The paper reviews the science, and resulting advantages, of exploiting the deepwater phenomena of the early and progressive growth of the fracture gradient immediately below the seafloor in determining casing seat setting depths. This would improve the reliability, well integrity and economics of deepwater wells. This method would allow the subsea structural casing string, the first string in any deepwater well design, to have a dual purpose of supporting the subsea axial casing and riser bending loads while providing sufficient shoe strength for the subsequent casing string. This allows subsequent casing seats to be set deeper than current practice thereby reducing the number of casing strings in attaining well programmed depths.

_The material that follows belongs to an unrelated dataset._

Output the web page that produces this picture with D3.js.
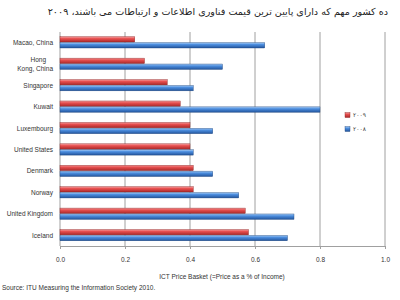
<!DOCTYPE html>
<html><head><meta charset="utf-8">
<script src="https://cdn.jsdelivr.net/npm/d3@7"></script>
<style>body{margin:0;background:#fff}svg{display:block}</style>
</head><body>
<svg id="c" width="400" height="300"></svg>
<script>
const categories = ["Macao, China","Hong Kong, China","Singapore","Kuwait","Luxembourg","United States","Denmark","Norway","United Kingdom","Iceland"];
const values2009 = [0.23,0.26,0.33,0.37,0.40,0.40,0.41,0.41,0.57,0.58];
const values2008 = [0.63,0.50,0.41,0.80,0.47,0.41,0.47,0.55,0.72,0.70];
const xTicks = [0,0.2,0.4,0.6,0.8,1.0];
const seriesNames = ["۲۰۰۹","۲۰۰۸"];
const title = "ده کشور مهم که دارای پایین ترین قیمت فناوری اطلاعات و ارتباطات می باشند، ۲۰۰۹";

const svg = d3.select("#c");
const defs = svg.append("defs");
function grad(id, stops){
  const g = defs.append("linearGradient").attr("id",id).attr("x1",0).attr("y1",0).attr("x2",0).attr("y2",1);
  stops.forEach(s=>g.append("stop").attr("offset",s[0]).attr("stop-color",s[1]));
}
grad("gr",[[0,"#f4a0a0"],[0.35,"#e85050"],[1,"#a82828"]]);
grad("gb",[[0,"#a8cdf5"],[0.35,"#4d8fe0"],[1,"#22549c"]]);

const x = d3.scaleLinear().domain([0,1]).range([60,385]);
const y = d3.scaleBand().domain(categories).range([32,246]).paddingInner(0.45).paddingOuter(0.22);
const y2 = d3.scaleBand().domain([0,1]).range([0,y.bandwidth()]);

// gridlines
svg.append("g").selectAll("line").data(xTicks.slice(1)).join("line")
  .attr("x1",d=>x(d)).attr("x2",d=>x(d)).attr("y1",32).attr("y2",246)
  .attr("stroke","#a0a0a0").attr("stroke-width",1);

// axis
const ax = svg.append("g").attr("transform","translate(0,246)")
  .call(d3.axisBottom(x).tickValues(xTicks).tickFormat(d3.format(".1f")).tickSize(3).tickPadding(8));
ax.select(".domain").attr("stroke","#a0a0a0");
ax.selectAll(".tick line").attr("stroke","#a0a0a0");
ax.selectAll("text").attr("font-family","Liberation Sans, Arial, sans-serif").attr("font-size",6.5).attr("fill","#333");
// y axis line
svg.append("line").attr("x1",60).attr("x2",60).attr("y1",32).attr("y2",246).attr("stroke","#a0a0a0");

const rows = categories.map((c,i)=>({c, v:[values2009[i], values2008[i]]}));
const grp = svg.append("g").selectAll("g").data(rows).join("g").attr("transform",d=>`translate(0,${y(d.c)})`);
grp.selectAll("rect").data(d=>d.v.map((v,k)=>({v,k}))).join("rect")
  .attr("x",x(0)).attr("y",d=>y2(d.k)).attr("height",y2.bandwidth()-0.5)
  .attr("width",d=>x(d.v)-x(0))
  .attr("fill",d=>d.k===0?"url(#gr)":"url(#gb)")
  .attr("stroke",d=>d.k===0?"#8a2020":"#1f467e").attr("stroke-width",0.4);

// category labels
const lab = svg.append("g").selectAll("text").data(categories).join("text")
  .attr("text-anchor","end").attr("font-family","Liberation Sans, Arial, sans-serif").attr("font-size",6.5).attr("fill","#333")
  .attr("x",53).attr("y",d=>y(d)+y.bandwidth()/2+2.3);
lab.each(function(d){
  const t = d3.select(this);
  if(d==="Hong Kong, China"){
    t.append("tspan").attr("x",46).attr("dy",-4.5).text("Hong");
    t.append("tspan").attr("x",53).attr("dy",9).text("Kong, China");
  } else t.text(d);
});

// legend
const lg = svg.append("g");
seriesNames.forEach((n,k)=>{
  const yy = [115,129][k];
  lg.append("rect").attr("x",345).attr("y",yy-2.5).attr("width",5).attr("height",5)
    .attr("fill",k===0?"url(#gr)":"url(#gb)").attr("stroke",k===0?"#8a2020":"#1f467e").attr("stroke-width",0.4);
  lg.append("text").attr("x",353).attr("y",yy+2.2).attr("font-family","DejaVu Sans, sans-serif").attr("font-size",6).attr("fill","#444").text(n);
});

// title
svg.append("text").attr("x",388).attr("y",15).attr("text-anchor","start").attr("direction","rtl")
  .attr("font-family","DejaVu Sans, sans-serif").attr("font-size",9.6).attr("fill","#222").text(title);

// axis title
svg.append("text").attr("x",222).attr("y",279).attr("text-anchor","middle")
  .attr("font-family","Liberation Sans, Arial, sans-serif").attr("font-size",6.5).attr("fill","#333")
  .text("ICT Price Basket (=Price as a % of Income)");
// source
svg.append("text").attr("x",2).attr("y",290)
  .attr("font-family","Liberation Sans, Arial, sans-serif").attr("font-size",6.5).attr("fill","#333")
  .text("Source: ITU Measuring the Information Society 2010.");
</script>
</body></html>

The current deepwater well design uses the 1st casing to support the axial load of the subsequent string and initiate the drilling process of drilling the next section to set the 2nd casing string. This practice to “jet” the structural casing to depths of 200 to 300 ft below seafloor results in insufficient leak-off shoe strength to adequately mitigate any shallow hazards. These hazards can be shallow gas or water flow, near-surface active faulting or gas hydrates. The drilling process continues with a jetting inner drilling string to drill to the top of the first drilling hazard. Subsequent casing strings are generally set above every identified hazard. The current practice creates narrow drilling operating windows in the deeper well sections which results in high equivalent circulating densities (ECD) which can prevent drilling to planned depths. This causes, at a minimum, significant lost time, with the real cost being the loss of attaining the well objectives. This is a typical situation in the deepwater drilling environment. This process of hazard mitigation results in more casing strings compared to setting the casing seats according to prevailing pore pressure - fracture gradients using with the proven technology of casing drilling.

Many of the principles and practices used in deepwater have been adopted and adapted from shallow water experience with various level of success. However, the deepwater drilling industry has come to recognize the shortcomings in existing well designs with there having been few efforts in changing the current deepwater well design. Leading GOM drilling professionals have noted that deepwater well designs and execution practices need to be challenged to drive for improved well integrity and economics. Many attempts have been applied to improve this situation with use of technology such as MPD, expandable casings, stress caging, etc. without a fundamental change to the well design. There have been some successes but not without adding significant operational complications and without any general acceptance for routine utilization.

The proposed deepwater well design method could replace the practice of "jetting" in the structural casing to about 300 ft below the seafloor to drilling the structural casing to about 1500 ft below seafloor. This could be done without any significant modification to existing wellhead designs.

The result would be a dual purpose structural casing with the following advantages:

1. Increased well integrity: mitigation of shallow drilling hazards in the riderless sections & improved ECD management in the deeper narrow drilling operating windows

2. Decreased number of casing strings: less operational time to drill the well & less Capex in casing material

3. Larger casing across target formations to improve production rates & well economics

The concerns surrounding improving well integrity of deepwater wells for environmental issues of accidental well releases and the need for deepwater projects to compete for investment funding of oil and gas developments has made the Subsea Drive System a force for change, and investment opportunity.